Comprehensive But Not What I Hoped For

My first read of a Max Hastings book was the excellent "Nemesis: The Battle for Japan, 1944-45" and so I thought I'd give his treatment of the Falklands war a read too. Hastings has a superb writing style that takes a holistic view of the conflict which is sprinkled with quotes, diary entries and observations from the various participants which are used and woven together to provide a great work of historical fact and analysis.

However ....

I found that I got a lesser personal perspective on the trials and tribulations of the conflict by those directly involved than in the aforementioned book. In "Nemesis", I got a deeper feeling of the combatants and civilians alike during the events depicted than I did from this book. To me, this work seemed to lack the gritty realism of prolonged first hand accounts which I had rather hoped for.
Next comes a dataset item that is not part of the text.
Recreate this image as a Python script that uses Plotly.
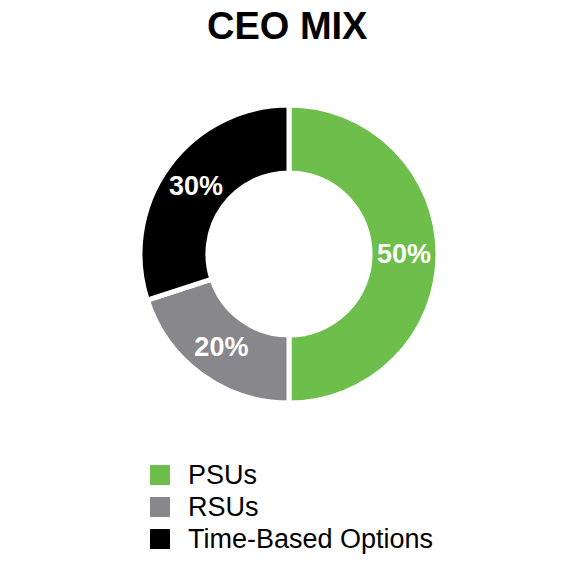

That is not to say that this is not a well written and comprehensive book as it clearly is but it does not provide quite the raw flavour of combat that perhaps a memoir of those on the front lines would. From that perspective, this was not as satisfying a read as I'd hoped but again, that is more my fault than anything the author has done. In future I will seek out those books written by those directly involved for something a bit more visceral and which puts you in the shoes of those that fought.

One review, I think, compared this to the Eugene Sledge memoir "With The Old breed" which I have to disagree with wholeheartedly. Thus far, I still rate Sledge's personal accounts of his war time experiences as the best I've read to date on the sheer horror and misery of total war.

For those who are looking to read a book that is a broad canvas of the history of the Falklands war along with the back story of the ownership of the islands then this is perfect as a comprehensive treatment of that conflict. However, In its meticulous research, it also spends quite some time on the rather dry and dull background politics too which for me is uninteresting despite me understanding why the book had to include this aspect.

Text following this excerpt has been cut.